Not neccesariy, you could have the same buildings give salt +1 health with grocery, essentially acting the same as other resources, except since theres more different types you balance it by changing base modifiers for health/happy.

This means that the health/happy system works in exactly the same way, however the colonial dynamic is increased dramatically (colonise far off lands for unique resources like in terra) and more wars over resources, especially as your cities grow larger. However i dont think this is the best way to include new resources, they should be given unique bonuses

eg

Salt +10% food stored in cities (work like granary), +5% gold in cities before currency, +1 health with grocery

Tobacco +1 happy, -1 health

Timber +20% ship production

Saltpeter +10% gunpowder units production, obsolete with assembly line

Opium +1 happy, -1 healthy, +2% base unit strength increase
 
I have to disagree that salt is evenly distributed in the world. In ancient time many smaller nation has to either (a) pay through their nose for salt, or (b) go without salt for certain period of the year.

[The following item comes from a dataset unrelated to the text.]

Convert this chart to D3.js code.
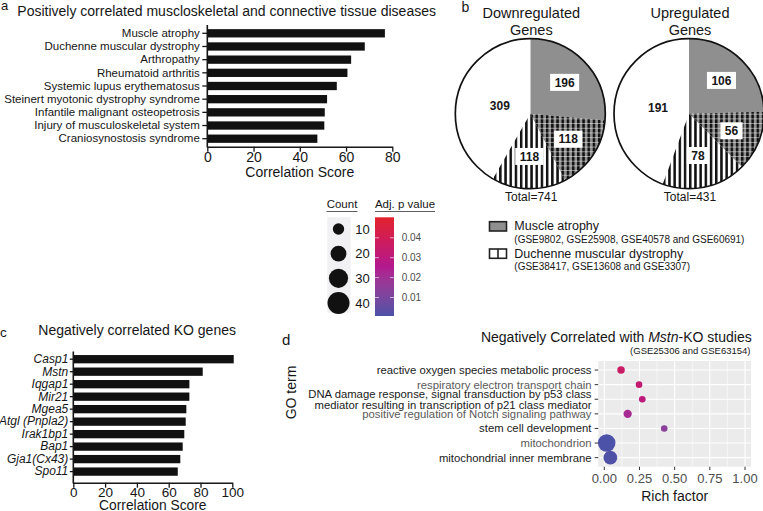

And it was still happening in 13th/14th century, mind you. ;) Salt was so important that it was a controlled commodity in China. Salt were being smuggled while other luxury items are not back until even Qing (清)which is 19th century!

I concede that salt was harder to extract in ancient and classical times. However, resources in Civ are chosen partly on the basis that they are still used today (or became obsolete in the past 150 years); this is why copper is in even though tin was by far the rarer component of bronze and the defining factor in who got bronze weapons. Yet, copper is in because it is still used today to make wires. I meant that salt can easily be collected from coastline (saltwater = cheap salt). Just like how Timber is not a resource because you get it from forests, which exist already.

Also, I would like to join the group of people who say that the spices resource includes salt. Maybe we could rename it Seasonings?

bananas... I don't really think an exotic foodstuff is that important, and besides, "spices" already covers that.

Ummm... we kind of need a tropical food resource for balance purposes, and bananas are NOT spices, and they are not that "exotic" (although I guess it depends on where you live), they are actually very important.

Just look at this excerpt from Wikipedia:

Most bananas grown worldwide are used for local consumption. In the tropics, bananas, especially cooking bananas, represent a major source of food, as well as a major source of income for smallholder farmers. It is in the East African highlands that bananas reach their greatest importance as a staple food crop. In countries such as Uganda, Burundi and Rwanda per capita consumption has been estimated at 450 kg per year, the highest in the world. Ugandans use the same word "matooke" to describe both banana and food.
 
I'd do it like this

There's probably a Happy/health resource cap, for example 10 and if you were to add more resources, the computer would randomly pick resources and only 10 resources would be playable on the map, and the resources would always be different on each map but the balance of resources would always be the same.

Of course I'd also make it on larger maps the resource cap would be higher so you'd have more resources to play around with.